Medication Review After a Fracture—Absolutely Essential

Author Affiliations
  • 1Department of Medicine, Beth Israel Deaconess Medical Center & Harvard Medical School, Boston Massachusetts
  • 2Hebrew SeniorLife, Institute for Aging Research, Boston, Massachusetts
JAMA Intern Med. 2016;176(10):1539-1540. doi:10.1001/jamainternmed.2016.4822

Approximately 1 of every 2 women and 1 of every 4 men aged 50 years or older will experience a fracture in their remaining lifetime. In fact, in the United States, the annual number of osteoporotic fractures that occur exceeds the incidence of heart attack, stroke, and breast cancer combined.
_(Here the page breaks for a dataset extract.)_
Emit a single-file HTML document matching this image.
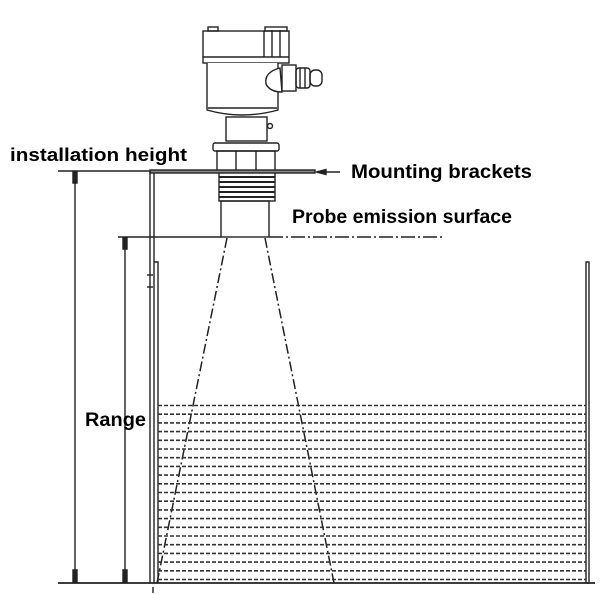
<!DOCTYPE html>
<html><head><meta charset="utf-8"><style>
body{margin:0;background:#fff}
svg{display:block}
text{font-family:"Liberation Sans",sans-serif;font-weight:bold;fill:#000}
</style></head><body>
<svg width="608" height="594" viewBox="0 0 608 594" xmlns="http://www.w3.org/2000/svg">
<g fill="none" stroke="#222" stroke-width="1.4">
<!-- housing lid -->
<rect x="203" y="31" width="86" height="32" fill="#fff"/>
<line x1="203" y1="57" x2="289" y2="57"/>
<line x1="264" y1="31" x2="264" y2="57"/>
<line x1="272" y1="30" x2="272" y2="57"/>
<line x1="280" y1="30" x2="280" y2="57"/>
<rect x="208" y="27" width="10" height="4"/>
<rect x="265" y="27" width="22" height="4"/>
<!-- body -->
<path d="M207 63 L207 110 Q242 120 278 110 L278 63" fill="#fff"/>
<line x1="208" y1="108" x2="277" y2="108"/>
<!-- gland -->
<path d="M280 68 Q264 72 266 84 Q270 92 282 92 Z" fill="#fff"/>
<rect x="282" y="65" width="14" height="26"/>
<rect x="296" y="68" width="14" height="20" rx="3"/>
<rect x="310" y="70" width="12" height="16" rx="5"/>
<line x1="300" y1="68" x2="300" y2="88"/><line x1="305" y1="68" x2="305" y2="88"/>
<!-- neck -->
<rect x="226" y="117" width="41" height="24"/>
<circle cx="270" cy="126" r="2.5"/>
<!-- nut -->
<rect x="213" y="143" width="66" height="8" rx="2"/>
<rect x="217" y="151" width="58" height="20"/>
<line x1="236" y1="151" x2="236" y2="171"/><line x1="256" y1="151" x2="256" y2="171"/>
<!-- thread -->
<rect x="219" y="171" width="56" height="30"/>
<g stroke-width="2"><line x1="219" y1="177" x2="275" y2="177"/><line x1="219" y1="182" x2="275" y2="182"/><line x1="219" y1="187" x2="275" y2="187"/><line x1="219" y1="192" x2="275" y2="192"/><line x1="219" y1="197" x2="275" y2="197"/></g>
<!-- probe tube -->
<rect x="221" y="201" width="48" height="36"/>
<!-- bracket plate -->
<line x1="58" y1="171" x2="150" y2="171"/>
<rect x="150" y="170" width="165" height="3" fill="#888"/>
<line x1="150" y1="171" x2="150" y2="583"/>
<line x1="154" y1="173" x2="154" y2="583"/>
<path d="M154 262 L158 262 L158 583"/>
<line x1="147" y1="275" x2="153" y2="275"/><line x1="147" y1="287" x2="153" y2="287"/>
<!-- arrow to bracket -->
<line x1="318" y1="172" x2="340" y2="172"/>
<path d="M316 172 L326 169.5 L326 174.5 Z" fill="#222"/>
<!-- emission line -->
<line x1="118" y1="237" x2="221" y2="237"/>
<line x1="269" y1="237" x2="445" y2="237" stroke-dasharray="14 3 2 3"/>
<!-- dimension lines -->
<line x1="75" y1="173" x2="75" y2="583"/>
<line x1="125" y1="239" x2="125" y2="583"/>
<path d="M73 172 L77 172 L77 183 L73 183 Z" fill="#222"/>
<path d="M123 238 L127 238 L127 249 L123 249 Z" fill="#222"/>
<path d="M73 570 L77 570 L77 582 L73 582 Z" fill="#222"/>
<path d="M123 570 L127 570 L127 582 L123 582 Z" fill="#222"/>
<!-- bottom and right wall -->
<line x1="58" y1="583" x2="595" y2="583" stroke-width="1.8"/>
<rect x="586" y="262" width="3" height="321"/>
<!-- beam -->
<line x1="227" y1="238" x2="157" y2="583" stroke-dasharray="10 3 2 3" stroke-width="1.5"/>
<line x1="265" y1="238" x2="334" y2="583" stroke-dasharray="10 3 2 3" stroke-width="1.5"/>
<!-- liquid -->
<g stroke-dasharray="4 2" stroke-width="1.6" stroke="#333">
<line x1="158" y1="405.5" x2="586" y2="405.5"/><line x1="158" y1="414.2" x2="586" y2="414.2"/><line x1="158" y1="422.9" x2="586" y2="422.9"/><line x1="158" y1="431.6" x2="586" y2="431.6"/><line x1="158" y1="440.3" x2="586" y2="440.3"/><line x1="158" y1="449" x2="586" y2="449"/><line x1="158" y1="457.7" x2="586" y2="457.7"/><line x1="158" y1="466.4" x2="586" y2="466.4"/><line x1="158" y1="475.1" x2="586" y2="475.1"/><line x1="158" y1="483.8" x2="586" y2="483.8"/><line x1="158" y1="492.5" x2="586" y2="492.5"/><line x1="158" y1="501.2" x2="586" y2="501.2"/><line x1="158" y1="509.9" x2="586" y2="509.9"/><line x1="158" y1="518.6" x2="586" y2="518.6"/><line x1="158" y1="527.3" x2="586" y2="527.3"/><line x1="158" y1="536" x2="586" y2="536"/><line x1="158" y1="544.7" x2="586" y2="544.7"/><line x1="158" y1="553.4" x2="586" y2="553.4"/><line x1="158" y1="562.1" x2="586" y2="562.1"/><line x1="158" y1="570.8" x2="586" y2="570.8"/><line x1="158" y1="579.5" x2="586" y2="579.5"/>
</g>
<line x1="153" y1="587" x2="153" y2="593"/>
</g>
<text x="10" y="161" font-size="18.5" textLength="177" lengthAdjust="spacingAndGlyphs">installation height</text>
<text x="351" y="178" font-size="19" textLength="181" lengthAdjust="spacingAndGlyphs">Mounting brackets</text>
<text x="292" y="223" font-size="19" textLength="220" lengthAdjust="spacingAndGlyphs">Probe emission surface</text>
<text x="85" y="426" font-size="19" textLength="61" lengthAdjust="spacingAndGlyphs">Range</text>
</svg>
</body></html>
Morbidity and mortality is considerable following major osteoporotic fractures, particularly in individuals with hip fracture: 44% of individuals with a hip fracture are readmitted to the hospital, and 21% will die in the first year following the fracture.1 This readmission rate is nearly 2-fold greater than the readmission rate following elective joint replacement, and 1 year mortality is 2- to 4-fold greater than mortality observed in community dwellers of the same age and sex without fracture. Among survivors of a hip and other fracture, pain, depression, infections, functional decline, and subsequent fractures are all common complications leading to high rates of institutionalization.